• [MATERIAL]
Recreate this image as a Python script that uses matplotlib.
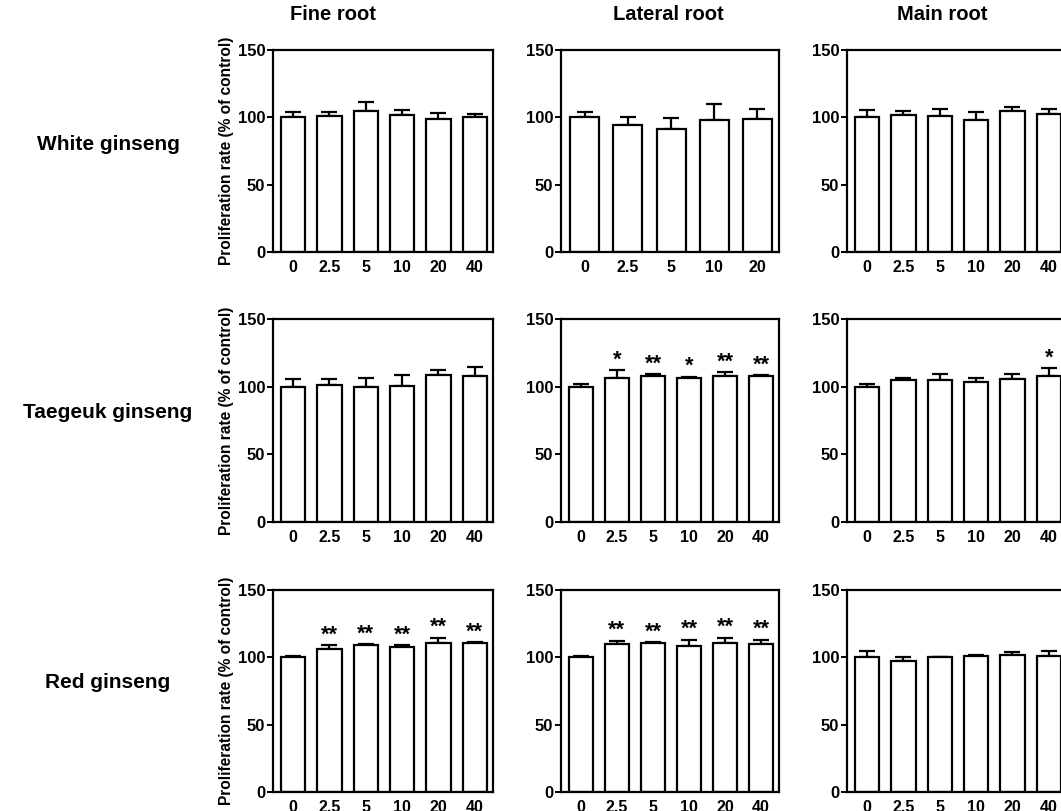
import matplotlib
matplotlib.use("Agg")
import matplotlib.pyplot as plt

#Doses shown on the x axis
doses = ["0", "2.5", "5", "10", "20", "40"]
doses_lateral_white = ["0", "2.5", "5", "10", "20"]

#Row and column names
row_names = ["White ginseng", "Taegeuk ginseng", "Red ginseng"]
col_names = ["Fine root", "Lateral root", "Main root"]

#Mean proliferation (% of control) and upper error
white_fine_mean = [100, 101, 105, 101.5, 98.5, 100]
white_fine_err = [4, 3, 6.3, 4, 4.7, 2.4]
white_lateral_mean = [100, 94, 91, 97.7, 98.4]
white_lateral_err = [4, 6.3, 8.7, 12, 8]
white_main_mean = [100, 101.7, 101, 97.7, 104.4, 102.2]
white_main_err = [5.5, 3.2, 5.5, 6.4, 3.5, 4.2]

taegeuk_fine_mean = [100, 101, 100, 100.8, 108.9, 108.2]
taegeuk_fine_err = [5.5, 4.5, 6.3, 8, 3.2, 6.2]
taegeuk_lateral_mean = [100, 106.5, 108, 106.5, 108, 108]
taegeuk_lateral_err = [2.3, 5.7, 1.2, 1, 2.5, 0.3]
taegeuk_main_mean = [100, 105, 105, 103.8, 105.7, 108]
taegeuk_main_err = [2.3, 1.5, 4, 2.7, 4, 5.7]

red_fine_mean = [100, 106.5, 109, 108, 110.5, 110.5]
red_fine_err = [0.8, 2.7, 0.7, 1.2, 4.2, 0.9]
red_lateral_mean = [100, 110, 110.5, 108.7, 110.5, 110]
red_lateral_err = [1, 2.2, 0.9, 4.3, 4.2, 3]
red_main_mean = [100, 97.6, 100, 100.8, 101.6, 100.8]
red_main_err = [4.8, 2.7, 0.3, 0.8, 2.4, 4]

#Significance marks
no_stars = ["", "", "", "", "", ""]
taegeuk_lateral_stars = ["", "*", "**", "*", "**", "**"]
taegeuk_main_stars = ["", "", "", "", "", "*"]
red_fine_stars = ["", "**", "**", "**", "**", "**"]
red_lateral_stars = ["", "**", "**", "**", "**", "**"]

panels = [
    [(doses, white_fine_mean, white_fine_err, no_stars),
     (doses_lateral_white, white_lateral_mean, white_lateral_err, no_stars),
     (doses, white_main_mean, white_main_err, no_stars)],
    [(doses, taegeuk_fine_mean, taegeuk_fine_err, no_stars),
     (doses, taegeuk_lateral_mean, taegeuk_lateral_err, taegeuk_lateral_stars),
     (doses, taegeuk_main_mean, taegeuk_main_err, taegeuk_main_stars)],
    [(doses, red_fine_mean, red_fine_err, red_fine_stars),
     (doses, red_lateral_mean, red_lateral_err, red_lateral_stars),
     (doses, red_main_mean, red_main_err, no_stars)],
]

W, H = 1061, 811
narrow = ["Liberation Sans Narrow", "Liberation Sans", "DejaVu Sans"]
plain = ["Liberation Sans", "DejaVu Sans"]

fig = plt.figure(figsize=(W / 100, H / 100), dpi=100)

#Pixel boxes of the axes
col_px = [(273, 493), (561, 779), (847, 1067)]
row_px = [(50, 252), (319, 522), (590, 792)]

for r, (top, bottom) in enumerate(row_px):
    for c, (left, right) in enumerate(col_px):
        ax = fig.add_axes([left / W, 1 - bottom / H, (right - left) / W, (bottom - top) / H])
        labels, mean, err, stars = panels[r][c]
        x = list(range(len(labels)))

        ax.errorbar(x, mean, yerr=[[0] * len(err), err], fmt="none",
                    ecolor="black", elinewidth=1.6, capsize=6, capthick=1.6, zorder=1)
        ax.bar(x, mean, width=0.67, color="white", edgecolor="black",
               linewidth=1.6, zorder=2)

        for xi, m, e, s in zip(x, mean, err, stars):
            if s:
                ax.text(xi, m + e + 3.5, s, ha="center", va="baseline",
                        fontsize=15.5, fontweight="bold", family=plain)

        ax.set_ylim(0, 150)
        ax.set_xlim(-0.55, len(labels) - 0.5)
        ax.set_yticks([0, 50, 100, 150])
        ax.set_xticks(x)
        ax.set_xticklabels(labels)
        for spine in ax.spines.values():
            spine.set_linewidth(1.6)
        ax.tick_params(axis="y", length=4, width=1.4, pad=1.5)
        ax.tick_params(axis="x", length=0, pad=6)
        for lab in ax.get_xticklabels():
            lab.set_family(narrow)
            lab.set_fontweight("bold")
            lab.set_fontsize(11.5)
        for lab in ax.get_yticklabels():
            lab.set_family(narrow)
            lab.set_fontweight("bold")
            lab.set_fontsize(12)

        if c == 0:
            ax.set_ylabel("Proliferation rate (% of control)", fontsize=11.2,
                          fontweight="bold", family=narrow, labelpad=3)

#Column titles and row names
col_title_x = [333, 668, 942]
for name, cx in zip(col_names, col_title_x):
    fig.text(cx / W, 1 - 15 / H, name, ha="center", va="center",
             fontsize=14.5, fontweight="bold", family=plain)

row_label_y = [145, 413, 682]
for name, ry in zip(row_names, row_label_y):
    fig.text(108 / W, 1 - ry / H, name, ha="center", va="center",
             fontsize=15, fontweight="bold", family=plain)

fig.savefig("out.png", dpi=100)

• [AIM OF THE EXERCISE] Count the lines of the material that include the word "matplotlib", then report only the total.

• [TASK RESULT] 4